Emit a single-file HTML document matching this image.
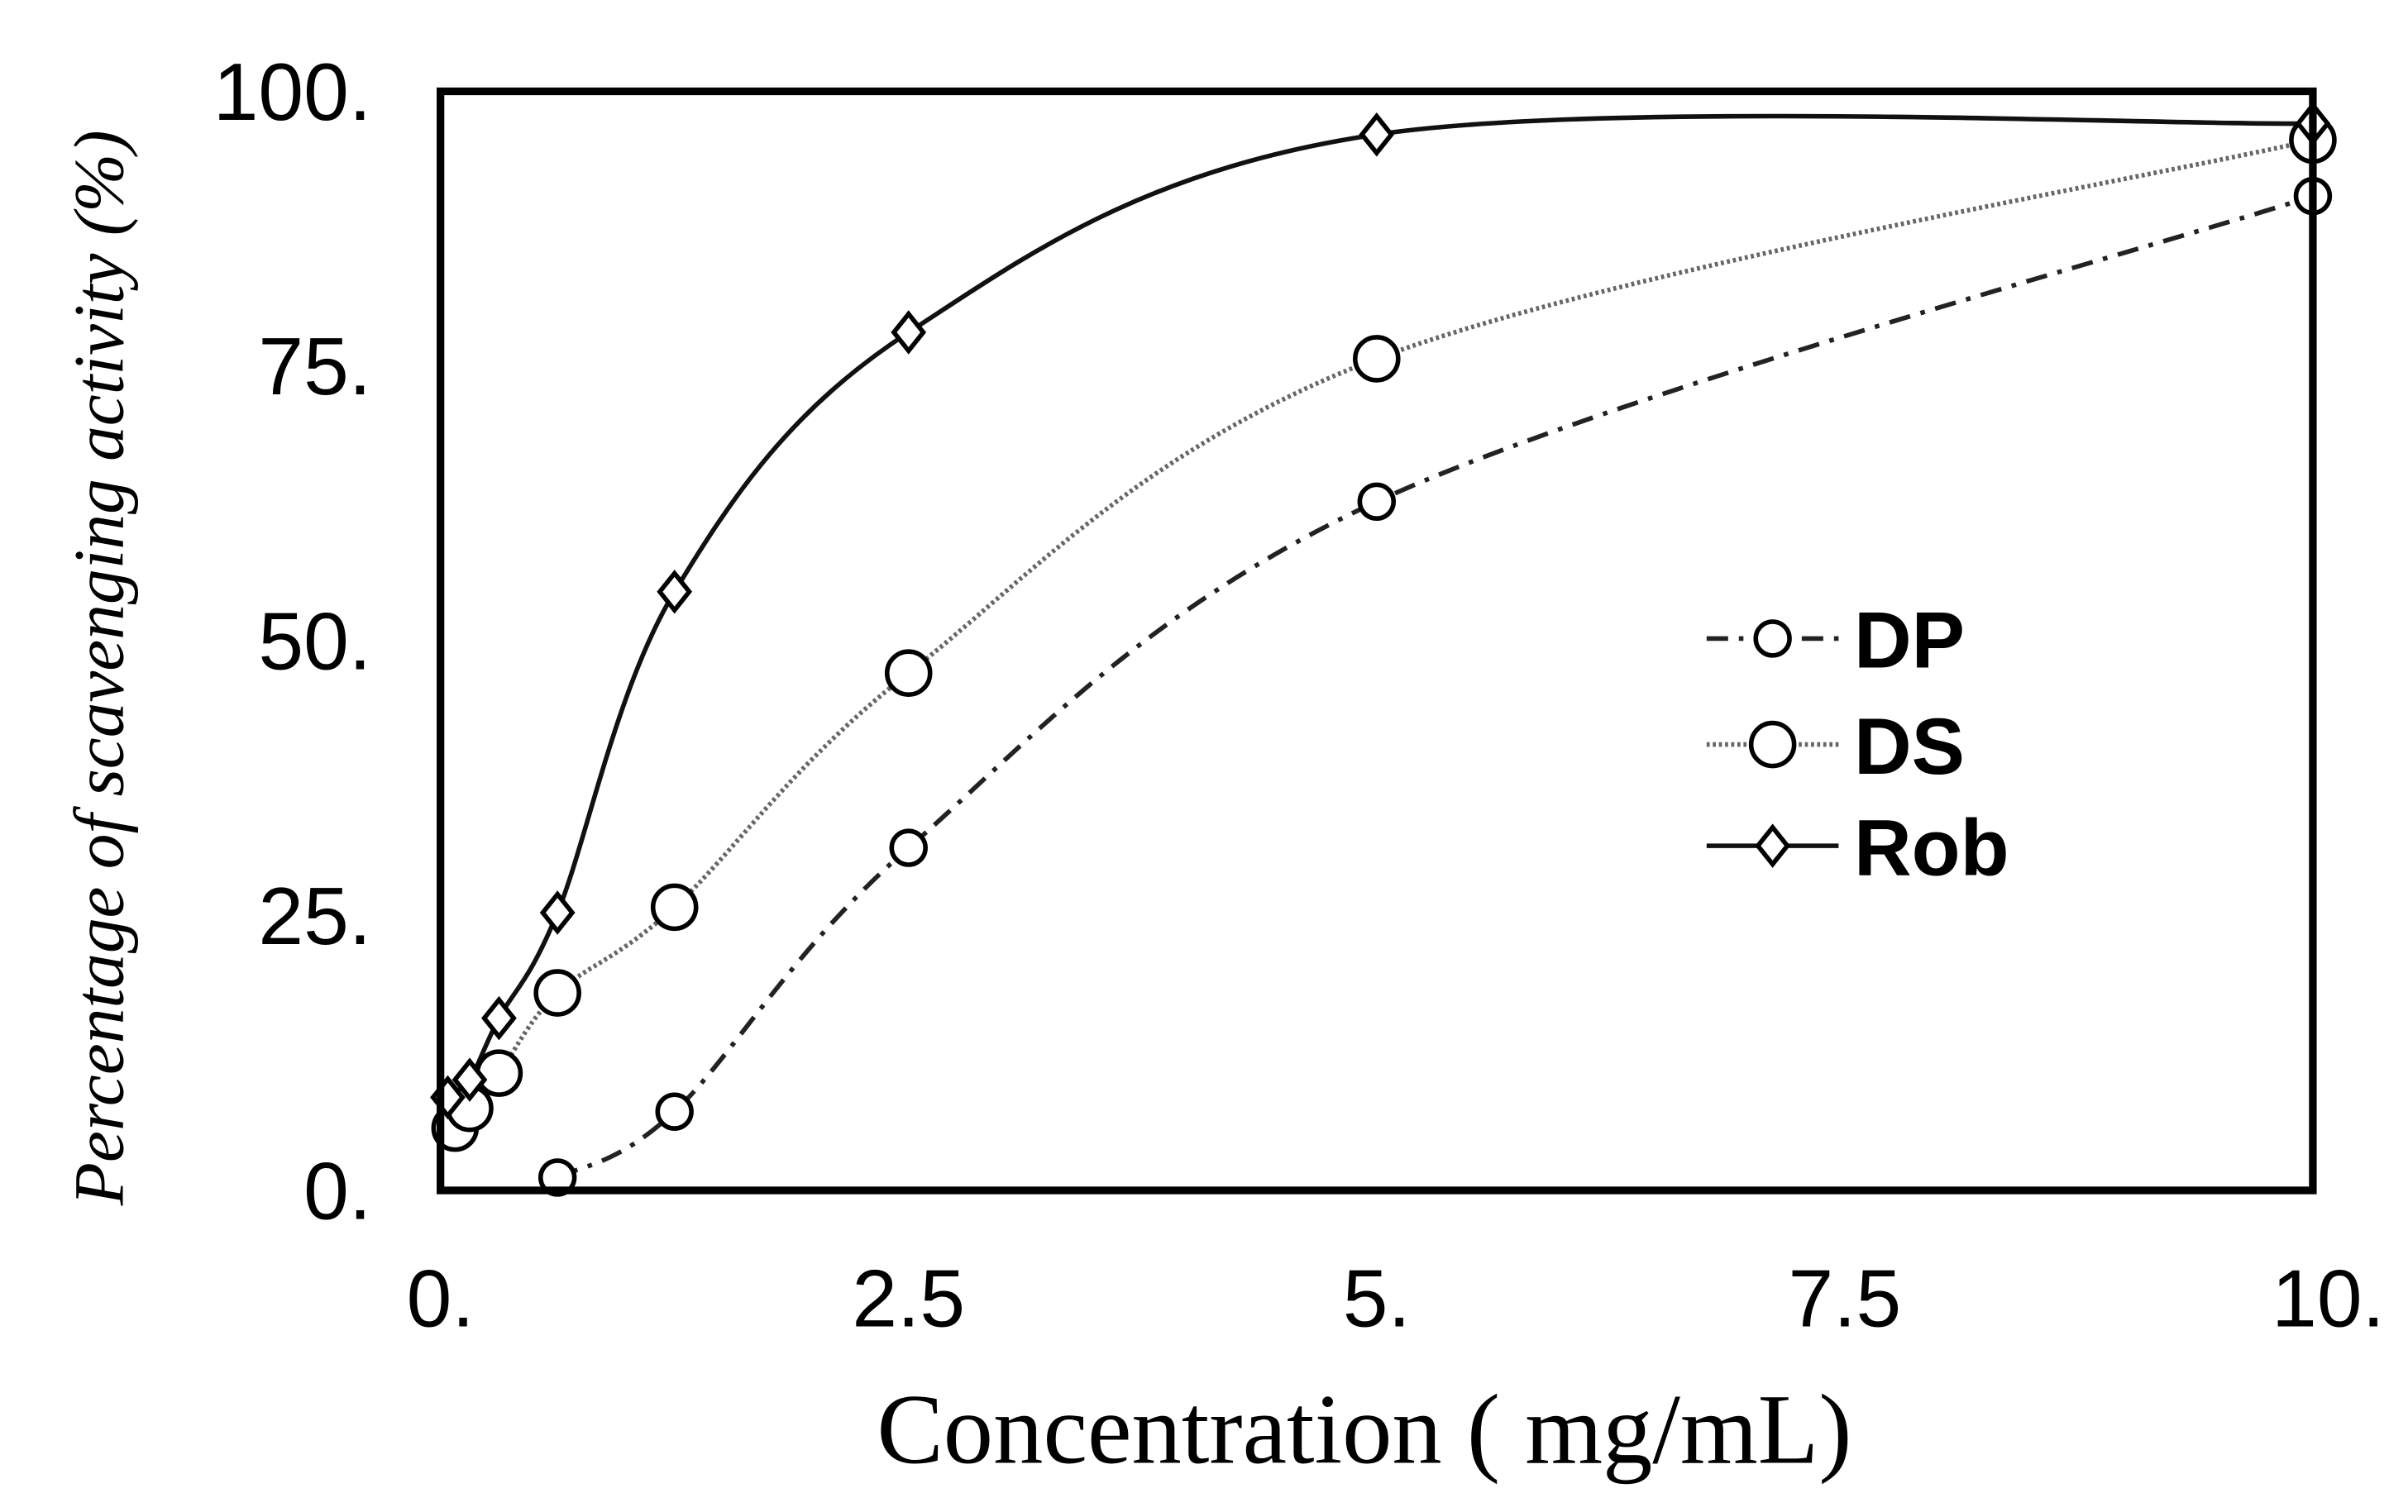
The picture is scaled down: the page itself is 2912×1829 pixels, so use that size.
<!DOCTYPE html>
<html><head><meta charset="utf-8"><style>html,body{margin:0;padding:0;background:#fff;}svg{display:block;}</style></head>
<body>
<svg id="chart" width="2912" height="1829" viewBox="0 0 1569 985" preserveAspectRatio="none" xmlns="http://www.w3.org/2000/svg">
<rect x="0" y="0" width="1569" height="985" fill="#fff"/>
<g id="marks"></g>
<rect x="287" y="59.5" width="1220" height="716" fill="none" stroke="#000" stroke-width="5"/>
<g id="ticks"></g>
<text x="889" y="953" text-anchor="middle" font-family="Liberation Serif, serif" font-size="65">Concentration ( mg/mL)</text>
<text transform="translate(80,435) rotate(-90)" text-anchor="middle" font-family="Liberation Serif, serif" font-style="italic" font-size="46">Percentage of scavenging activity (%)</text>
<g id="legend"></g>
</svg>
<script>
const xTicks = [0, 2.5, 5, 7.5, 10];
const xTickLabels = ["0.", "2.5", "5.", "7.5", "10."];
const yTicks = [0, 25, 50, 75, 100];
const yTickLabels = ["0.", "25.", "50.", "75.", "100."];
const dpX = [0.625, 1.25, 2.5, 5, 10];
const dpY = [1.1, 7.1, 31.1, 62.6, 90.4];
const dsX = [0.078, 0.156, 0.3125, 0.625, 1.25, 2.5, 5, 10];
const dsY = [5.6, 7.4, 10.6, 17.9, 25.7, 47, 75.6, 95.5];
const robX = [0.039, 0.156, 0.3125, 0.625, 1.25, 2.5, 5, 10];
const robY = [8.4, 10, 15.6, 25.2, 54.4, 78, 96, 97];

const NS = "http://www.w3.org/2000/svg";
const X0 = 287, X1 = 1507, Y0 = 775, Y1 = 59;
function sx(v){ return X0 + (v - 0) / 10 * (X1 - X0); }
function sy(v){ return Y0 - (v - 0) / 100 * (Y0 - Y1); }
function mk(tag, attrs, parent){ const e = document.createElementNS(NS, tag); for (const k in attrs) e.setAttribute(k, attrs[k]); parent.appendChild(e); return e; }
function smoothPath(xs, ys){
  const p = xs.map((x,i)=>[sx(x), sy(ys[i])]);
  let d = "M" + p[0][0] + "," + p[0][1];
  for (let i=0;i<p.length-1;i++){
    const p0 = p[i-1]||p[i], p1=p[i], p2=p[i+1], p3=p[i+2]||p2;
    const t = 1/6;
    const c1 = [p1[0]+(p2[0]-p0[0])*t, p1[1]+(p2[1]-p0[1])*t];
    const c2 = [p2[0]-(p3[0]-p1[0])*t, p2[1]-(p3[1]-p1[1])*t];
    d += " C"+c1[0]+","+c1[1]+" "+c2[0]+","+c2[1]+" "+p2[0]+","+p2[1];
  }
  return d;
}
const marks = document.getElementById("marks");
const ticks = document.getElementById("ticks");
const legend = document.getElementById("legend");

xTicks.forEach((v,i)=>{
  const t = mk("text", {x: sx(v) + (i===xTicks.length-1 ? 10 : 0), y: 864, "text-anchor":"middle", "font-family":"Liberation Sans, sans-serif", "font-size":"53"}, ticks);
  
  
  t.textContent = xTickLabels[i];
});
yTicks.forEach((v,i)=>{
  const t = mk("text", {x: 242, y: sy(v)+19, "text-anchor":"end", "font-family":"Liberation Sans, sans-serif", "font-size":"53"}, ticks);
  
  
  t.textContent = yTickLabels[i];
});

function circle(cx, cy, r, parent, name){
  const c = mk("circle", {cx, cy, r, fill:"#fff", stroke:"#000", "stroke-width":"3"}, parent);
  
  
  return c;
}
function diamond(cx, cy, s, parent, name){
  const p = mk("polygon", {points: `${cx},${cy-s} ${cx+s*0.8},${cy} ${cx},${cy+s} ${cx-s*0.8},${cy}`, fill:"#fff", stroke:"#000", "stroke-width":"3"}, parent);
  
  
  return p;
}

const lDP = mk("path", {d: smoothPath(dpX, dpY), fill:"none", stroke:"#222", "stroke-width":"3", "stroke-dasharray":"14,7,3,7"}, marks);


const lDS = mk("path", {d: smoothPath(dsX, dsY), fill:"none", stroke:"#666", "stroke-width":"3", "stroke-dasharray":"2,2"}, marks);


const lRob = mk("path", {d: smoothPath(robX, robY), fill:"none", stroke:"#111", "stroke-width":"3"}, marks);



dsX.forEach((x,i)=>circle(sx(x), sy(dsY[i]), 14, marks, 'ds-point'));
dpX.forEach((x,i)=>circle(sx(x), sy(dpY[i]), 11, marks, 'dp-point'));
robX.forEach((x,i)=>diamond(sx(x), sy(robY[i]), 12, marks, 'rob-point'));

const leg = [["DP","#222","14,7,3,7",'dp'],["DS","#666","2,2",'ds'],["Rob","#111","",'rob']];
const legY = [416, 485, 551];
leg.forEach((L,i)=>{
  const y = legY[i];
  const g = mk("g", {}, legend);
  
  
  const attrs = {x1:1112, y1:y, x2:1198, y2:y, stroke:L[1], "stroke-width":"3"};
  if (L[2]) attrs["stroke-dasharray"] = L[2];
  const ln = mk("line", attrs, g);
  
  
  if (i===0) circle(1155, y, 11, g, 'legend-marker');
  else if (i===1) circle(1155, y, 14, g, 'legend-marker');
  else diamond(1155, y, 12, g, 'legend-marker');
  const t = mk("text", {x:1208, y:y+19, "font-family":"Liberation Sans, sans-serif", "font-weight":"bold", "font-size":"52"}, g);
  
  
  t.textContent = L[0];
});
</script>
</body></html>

**Requirement:** Leave out the pictures and retype every line above exactly.

**Exercise output:**
Emit a single-file HTML document matching this image.
The picture is scaled down: the page itself is 2912×1829 pixels, so use that size.
<!DOCTYPE html>
<html><head><meta charset="utf-8"><style>html,body{margin:0;padding:0;background:#fff;}svg{display:block;}</style></head>
<body>
<svg id="chart" width="2912" height="1829" viewBox="0 0 1569 985" preserveAspectRatio="none" xmlns="http://www.w3.org/2000/svg">
<rect x="0" y="0" width="1569" height="985" fill="#fff"/>
<g id="marks"></g>
<rect x="287" y="59.5" width="1220" height="716" fill="none" stroke="#000" stroke-width="5"/>
<g id="ticks"></g>
<text x="889" y="953" text-anchor="middle" font-family="Liberation Serif, serif" font-size="65">Concentration ( mg/mL)</text>
<text transform="translate(80,435) rotate(-90)" text-anchor="middle" font-family="Liberation Serif, serif" font-style="italic" font-size="46">Percentage of scavenging activity (%)</text>
<g id="legend"></g>
</svg>
<script>
const xTicks = [0, 2.5, 5, 7.5, 10];
const xTickLabels = ["0.", "2.5", "5.", "7.5", "10."];
const yTicks = [0, 25, 50, 75, 100];
const yTickLabels = ["0.", "25.", "50.", "75.", "100."];
const dpX = [0.625, 1.25, 2.5, 5, 10];
const dpY = [1.1, 7.1, 31.1, 62.6, 90.4];
const dsX = [0.078, 0.156, 0.3125, 0.625, 1.25, 2.5, 5, 10];
const dsY = [5.6, 7.4, 10.6, 17.9, 25.7, 47, 75.6, 95.5];
const robX = [0.039, 0.156, 0.3125, 0.625, 1.25, 2.5, 5, 10];
const robY = [8.4, 10, 15.6, 25.2, 54.4, 78, 96, 97];

const NS = "http://www.w3.org/2000/svg";
const X0 = 287, X1 = 1507, Y0 = 775, Y1 = 59;
function sx(v){ return X0 + (v - 0) / 10 * (X1 - X0); }
function sy(v){ return Y0 - (v - 0) / 100 * (Y0 - Y1); }
function mk(tag, attrs, parent){ const e = document.createElementNS(NS, tag); for (const k in attrs) e.setAttribute(k, attrs[k]); parent.appendChild(e); return e; }
function smoothPath(xs, ys){
  const p = xs.map((x,i)=>[sx(x), sy(ys[i])]);
  let d = "M" + p[0][0] + "," + p[0][1];
  for (let i=0;i<p.length-1;i++){
    const p0 = p[i-1]||p[i], p1=p[i], p2=p[i+1], p3=p[i+2]||p2;
    const t = 1/6;
    const c1 = [p1[0]+(p2[0]-p0[0])*t, p1[1]+(p2[1]-p0[1])*t];
    const c2 = [p2[0]-(p3[0]-p1[0])*t, p2[1]-(p3[1]-p1[1])*t];
    d += " C"+c1[0]+","+c1[1]+" "+c2[0]+","+c2[1]+" "+p2[0]+","+p2[1];
  }
  return d;
}
const marks = document.getElementById("marks");
const ticks = document.getElementById("ticks");
const legend = document.getElementById("legend");

xTicks.forEach((v,i)=>{
  const t = mk("text", {x: sx(v) + (i===xTicks.length-1 ? 10 : 0), y: 864, "text-anchor":"middle", "font-family":"Liberation Sans, sans-serif", "font-size":"53"}, ticks);
  
  
  t.textContent = xTickLabels[i];
});
yTicks.forEach((v,i)=>{
  const t = mk("text", {x: 242, y: sy(v)+19, "text-anchor":"end", "font-family":"Liberation Sans, sans-serif", "font-size":"53"}, ticks);
  
  
  t.textContent = yTickLabels[i];
});

function circle(cx, cy, r, parent, name){
  const c = mk("circle", {cx, cy, r, fill:"#fff", stroke:"#000", "stroke-width":"3"}, parent);
  
  
  return c;
}
function diamond(cx, cy, s, parent, name){
  const p = mk("polygon", {points: `${cx},${cy-s} ${cx+s*0.8},${cy} ${cx},${cy+s} ${cx-s*0.8},${cy}`, fill:"#fff", stroke:"#000", "stroke-width":"3"}, parent);
  
  
  return p;
}

const lDP = mk("path", {d: smoothPath(dpX, dpY), fill:"none", stroke:"#222", "stroke-width":"3", "stroke-dasharray":"14,7,3,7"}, marks);


const lDS = mk("path", {d: smoothPath(dsX, dsY), fill:"none", stroke:"#666", "stroke-width":"3", "stroke-dasharray":"2,2"}, marks);


const lRob = mk("path", {d: smoothPath(robX, robY), fill:"none", stroke:"#111", "stroke-width":"3"}, marks);



dsX.forEach((x,i)=>circle(sx(x), sy(dsY[i]), 14, marks, 'ds-point'));
dpX.forEach((x,i)=>circle(sx(x), sy(dpY[i]), 11, marks, 'dp-point'));
robX.forEach((x,i)=>diamond(sx(x), sy(robY[i]), 12, marks, 'rob-point'));

const leg = [["DP","#222","14,7,3,7",'dp'],["DS","#666","2,2",'ds'],["Rob","#111","",'rob']];
const legY = [416, 485, 551];
leg.forEach((L,i)=>{
  const y = legY[i];
  const g = mk("g", {}, legend);
  
  
  const attrs = {x1:1112, y1:y, x2:1198, y2:y, stroke:L[1], "stroke-width":"3"};
  if (L[2]) attrs["stroke-dasharray"] = L[2];
  const ln = mk("line", attrs, g);
  
  
  if (i===0) circle(1155, y, 11, g, 'legend-marker');
  else if (i===1) circle(1155, y, 14, g, 'legend-marker');
  else diamond(1155, y, 12, g, 'legend-marker');
  const t = mk("text", {x:1208, y:y+19, "font-family":"Liberation Sans, sans-serif", "font-weight":"bold", "font-size":"52"}, g);
  
  
  t.textContent = L[0];
});
</script>
</body></html>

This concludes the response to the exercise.